Luke Spinner Tidball produced our Kottu Beats video and sounds. We think it's pretty cool.
Sri Lanka is known for its kottu - if you haven't had it, they say, you haven't really experienced our food. It's made from diced godhamba rotti and meat/vegetables. Cheese kottu is a relatively new invention and it's now a very popular order.
We've put together a list of our favourite spots in Colombo for cheese chicken kottu after visiting a bunch on popular recommendation. We tried to cover variety - different kinds of cheese, different kinds of preparations. And we had all of this cheese in one day (Don't Try This At Home) to be fair in our cheese and taste comparison, because we've heard the quality of cheese and preparation sometimes varies according to the day and time. This happened on Sunday from 7 to 10PM.
After much expert analysis, we graphed out our Data on Cheesiness in our best fonts.
Before we get to it, here's a couple of things you should know about going on a kottu adventure if you've never gone out and tried the stuff.
Our kottu places usually function past lunch but they say you get the best cheese kottu only after 7PM. Most people go for it after a late night of partying and the munchies since these places are some of the only ones in Colombo that stay open past midnight. They've all got dining areas with plastic chairs and dodgy cliques of boys, and these spaces are sometimes full at night, so the most comfortable thing to do is to drive in (unless you are that dodgy clique of boys) and get the plate brought to your vehicle like a lot of customers do. Make sure you drive in with swag, with that kottu song blaring out the stereo and big goday sunglasses even though it's night time.
The Sausage Principle states that if you really love something (like sausages), then don't try to figure out how it was made that way, because it's probably going to be gross and you'll regret it. But don't worry, there's nothing gross about cheese kottu - the kitchens are however a bit make-shift and a bit dubious in the hygiene department. A lot of places, however, make the kottu in the shop window, so you can see everything. The kottu that comes out of this process usually tastes awesome, so question it not. A fun fact is that some places throw some milk into the pan when they make cheese kottu, so the cheese really dissolves into the kottu and increases levels of cheesiness.
Cheese kottu everywhere is about Rs. 400 per plate. Iced milo or nestomalt will cost about Rs. 150.
So here we go:
The cheese here is different from all the other places - it's liquidized and then poured over a cake of kottu. It looks awesome, and the rotti is tasty, but because the cheese is poured on the outside and doesn't really get up close and personal with the kottu - the cheese just becomes a dip. So the dish isn't all that cheesy - it's alright for people who want just a side of cheese with their kottu.
Kottuville is kind of new and their ordinary kottu usually comes highly recommended. The cheese kottu is however made with dry processed cheese so the cheesiness doesn't really get to you, also the cheese is treated as an add-on for Rs. 100. The guy just gets a cube of cheddar and shreds it over the kottu.

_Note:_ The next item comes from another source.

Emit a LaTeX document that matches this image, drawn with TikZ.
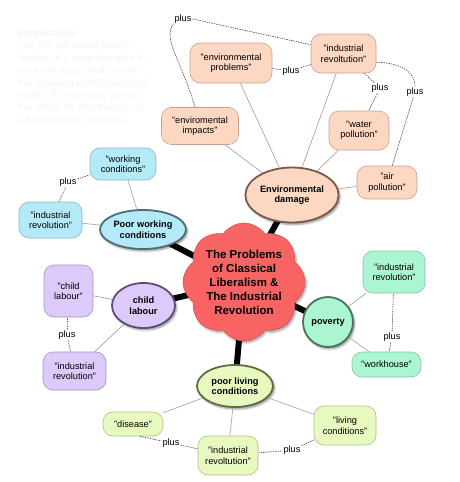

The quantity of cheese is very high and the rotti is spicy but lesser in quantity than at the other spots.
Most kottu lovers love the Plaza and they're going to hate us for putting Pilawoos above it. Please don't get butthurt - cheese kottu is after all very subjective, different people like different levels of cheese and sogginess. Plaza's cheese kottu was tasty, of huge quantity (as is most Galle Road kottu) and very filling, but we found it too soggy, we could feel the cheese clogging up our arteries - too much milk perhaps. This spot wins Cheesiest Place on our graph above though.
Pilawoos used to be the biggest and best spot for kottu but word on the grapevine is that it's dropped in quality since its glory days. We however loved their cheese kottu, it was quite cheesy, extremely filling, and we especially appreciated the big pieces of crunchy chicken in it. We think their kottu rotti is diced too small though.
Fayaz was our unlikely winner. The rotti was thick and dry and not soggied-up by the cheese, and the cheese was very creamy and sticky as opposed to watery, so the dish tasted fresher than some of the other popular Galle Road spots. We washed it down with an extra-sweet iced Nestomalt and then headed home having had enough cheese to last a couple of months.
Cheese is a powerful ingredient and Uncle Ben from Spiderman was right when he said with great power comes great responsibility. Kottu rotti and cheese is probably one of the best combos that anybody has ever come up with - but the trick is in the consistency of the cheese - if it's a little too dry or too watery, then the dish isn't going to taste so great. Also the more cheese there is in your kottu, the better.